*Direction*:
Start at the top of the records and, please, print each line exactly through the line that contains "p.set_zorder(3)", leaving out all pictures.

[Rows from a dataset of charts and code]
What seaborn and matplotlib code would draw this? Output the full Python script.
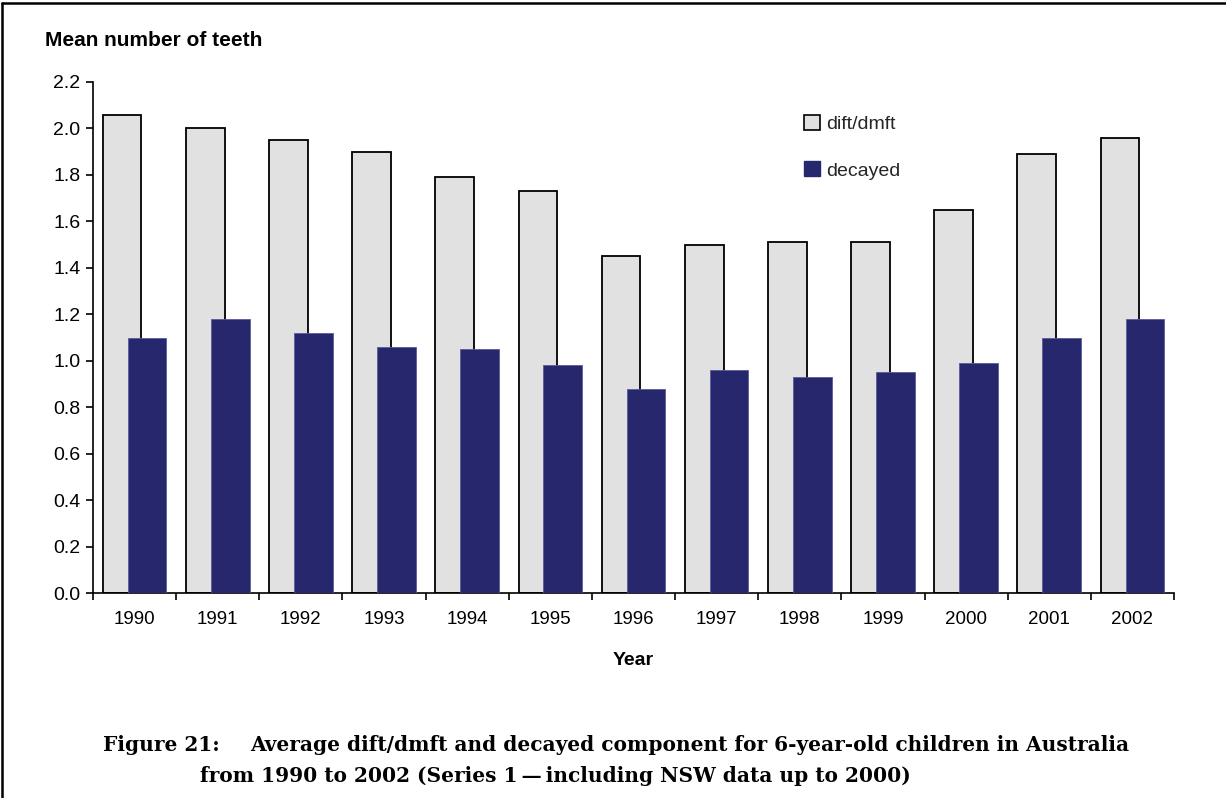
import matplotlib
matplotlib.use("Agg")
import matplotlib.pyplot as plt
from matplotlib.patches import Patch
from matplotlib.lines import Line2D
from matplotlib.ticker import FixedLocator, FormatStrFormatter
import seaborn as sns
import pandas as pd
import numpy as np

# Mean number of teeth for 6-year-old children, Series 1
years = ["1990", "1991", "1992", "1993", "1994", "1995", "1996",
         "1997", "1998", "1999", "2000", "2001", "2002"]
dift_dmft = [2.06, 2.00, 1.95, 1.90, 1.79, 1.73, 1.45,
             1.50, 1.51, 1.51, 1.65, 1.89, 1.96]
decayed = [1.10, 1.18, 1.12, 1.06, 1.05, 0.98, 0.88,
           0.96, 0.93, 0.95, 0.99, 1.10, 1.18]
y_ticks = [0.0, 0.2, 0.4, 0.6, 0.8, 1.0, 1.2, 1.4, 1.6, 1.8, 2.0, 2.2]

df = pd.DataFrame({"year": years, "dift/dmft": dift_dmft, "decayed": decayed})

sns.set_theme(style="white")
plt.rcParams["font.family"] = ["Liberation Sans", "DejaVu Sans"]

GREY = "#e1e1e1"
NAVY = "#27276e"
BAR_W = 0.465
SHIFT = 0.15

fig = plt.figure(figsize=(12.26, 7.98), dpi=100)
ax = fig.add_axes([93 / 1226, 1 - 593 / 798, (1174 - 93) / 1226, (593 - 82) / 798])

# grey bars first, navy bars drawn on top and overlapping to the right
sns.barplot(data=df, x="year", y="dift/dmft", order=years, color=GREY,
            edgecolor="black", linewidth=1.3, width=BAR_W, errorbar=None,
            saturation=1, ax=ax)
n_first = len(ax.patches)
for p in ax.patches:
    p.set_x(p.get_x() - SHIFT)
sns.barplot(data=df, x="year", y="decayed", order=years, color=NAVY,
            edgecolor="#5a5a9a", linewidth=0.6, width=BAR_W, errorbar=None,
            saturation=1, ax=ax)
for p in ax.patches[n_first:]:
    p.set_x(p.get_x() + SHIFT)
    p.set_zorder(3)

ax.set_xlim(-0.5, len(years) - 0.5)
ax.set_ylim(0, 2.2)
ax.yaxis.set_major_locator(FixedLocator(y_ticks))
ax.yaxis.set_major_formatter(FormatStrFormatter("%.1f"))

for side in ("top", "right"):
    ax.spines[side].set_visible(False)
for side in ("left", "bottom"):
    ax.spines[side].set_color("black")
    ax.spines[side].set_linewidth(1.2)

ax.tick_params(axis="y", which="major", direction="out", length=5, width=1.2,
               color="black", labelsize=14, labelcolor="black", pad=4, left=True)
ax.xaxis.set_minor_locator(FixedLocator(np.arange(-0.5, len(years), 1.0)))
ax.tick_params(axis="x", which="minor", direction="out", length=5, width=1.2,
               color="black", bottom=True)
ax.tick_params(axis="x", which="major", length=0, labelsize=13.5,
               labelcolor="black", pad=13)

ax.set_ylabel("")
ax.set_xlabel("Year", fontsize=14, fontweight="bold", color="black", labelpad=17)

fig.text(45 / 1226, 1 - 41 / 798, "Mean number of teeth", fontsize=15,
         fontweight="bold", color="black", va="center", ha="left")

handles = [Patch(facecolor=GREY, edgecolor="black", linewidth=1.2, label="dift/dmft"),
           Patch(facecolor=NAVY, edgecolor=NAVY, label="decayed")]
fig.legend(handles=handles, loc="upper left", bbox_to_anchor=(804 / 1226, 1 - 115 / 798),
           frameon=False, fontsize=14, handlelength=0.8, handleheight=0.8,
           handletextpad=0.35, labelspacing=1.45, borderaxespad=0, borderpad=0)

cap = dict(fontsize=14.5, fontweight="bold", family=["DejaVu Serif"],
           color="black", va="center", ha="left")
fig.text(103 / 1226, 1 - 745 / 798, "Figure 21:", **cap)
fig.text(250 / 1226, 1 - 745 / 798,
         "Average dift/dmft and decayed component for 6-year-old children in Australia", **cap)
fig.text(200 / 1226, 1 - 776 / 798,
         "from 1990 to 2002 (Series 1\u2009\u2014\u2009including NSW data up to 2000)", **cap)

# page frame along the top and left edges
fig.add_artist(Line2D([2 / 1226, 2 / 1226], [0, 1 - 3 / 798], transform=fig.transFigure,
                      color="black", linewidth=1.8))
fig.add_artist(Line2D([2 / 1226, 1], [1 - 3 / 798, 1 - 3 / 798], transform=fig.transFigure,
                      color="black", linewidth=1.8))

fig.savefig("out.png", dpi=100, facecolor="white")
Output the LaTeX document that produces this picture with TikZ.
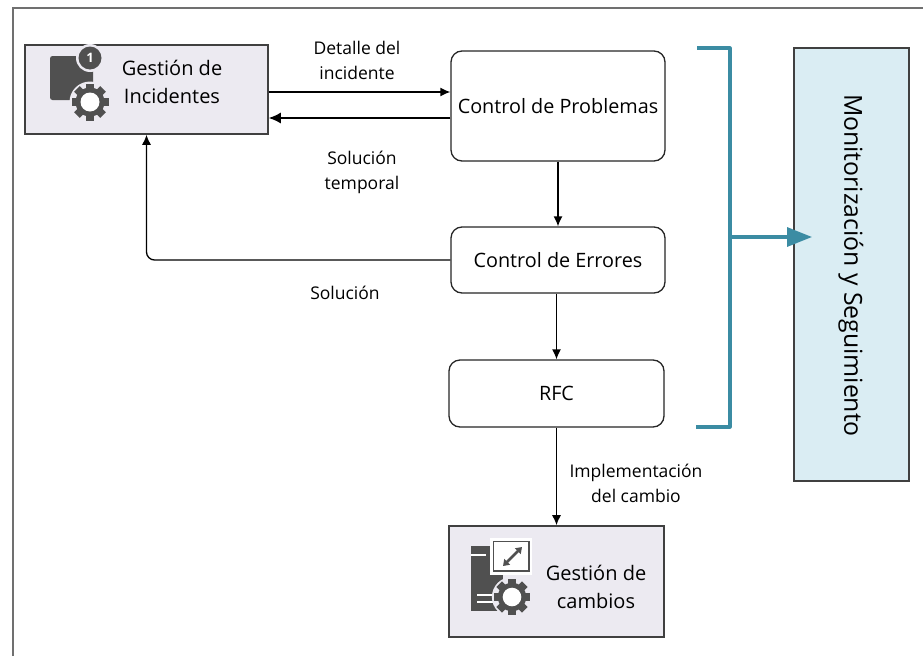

*Full solution*:
What seaborn and matplotlib code would draw this? Output the full Python script.
import matplotlib
matplotlib.use("Agg")
import matplotlib.pyplot as plt
from matplotlib.patches import Patch
from matplotlib.lines import Line2D
from matplotlib.ticker import FixedLocator, FormatStrFormatter
import seaborn as sns
import pandas as pd
import numpy as np

# Mean number of teeth for 6-year-old children, Series 1
years = ["1990", "1991", "1992", "1993", "1994", "1995", "1996",
         "1997", "1998", "1999", "2000", "2001", "2002"]
dift_dmft = [2.06, 2.00, 1.95, 1.90, 1.79, 1.73, 1.45,
             1.50, 1.51, 1.51, 1.65, 1.89, 1.96]
decayed = [1.10, 1.18, 1.12, 1.06, 1.05, 0.98, 0.88,
           0.96, 0.93, 0.95, 0.99, 1.10, 1.18]
y_ticks = [0.0, 0.2, 0.4, 0.6, 0.8, 1.0, 1.2, 1.4, 1.6, 1.8, 2.0, 2.2]

df = pd.DataFrame({"year": years, "dift/dmft": dift_dmft, "decayed": decayed})

sns.set_theme(style="white")
plt.rcParams["font.family"] = ["Liberation Sans", "DejaVu Sans"]

GREY = "#e1e1e1"
NAVY = "#27276e"
BAR_W = 0.465
SHIFT = 0.15

fig = plt.figure(figsize=(12.26, 7.98), dpi=100)
ax = fig.add_axes([93 / 1226, 1 - 593 / 798, (1174 - 93) / 1226, (593 - 82) / 798])

# grey bars first, navy bars drawn on top and overlapping to the right
sns.barplot(data=df, x="year", y="dift/dmft", order=years, color=GREY,
            edgecolor="black", linewidth=1.3, width=BAR_W, errorbar=None,
            saturation=1, ax=ax)
n_first = len(ax.patches)
for p in ax.patches:
    p.set_x(p.get_x() - SHIFT)
sns.barplot(data=df, x="year", y="decayed", order=years, color=NAVY,
            edgecolor="#5a5a9a", linewidth=0.6, width=BAR_W, errorbar=None,
            saturation=1, ax=ax)
for p in ax.patches[n_first:]:
    p.set_x(p.get_x() + SHIFT)
    p.set_zorder(3)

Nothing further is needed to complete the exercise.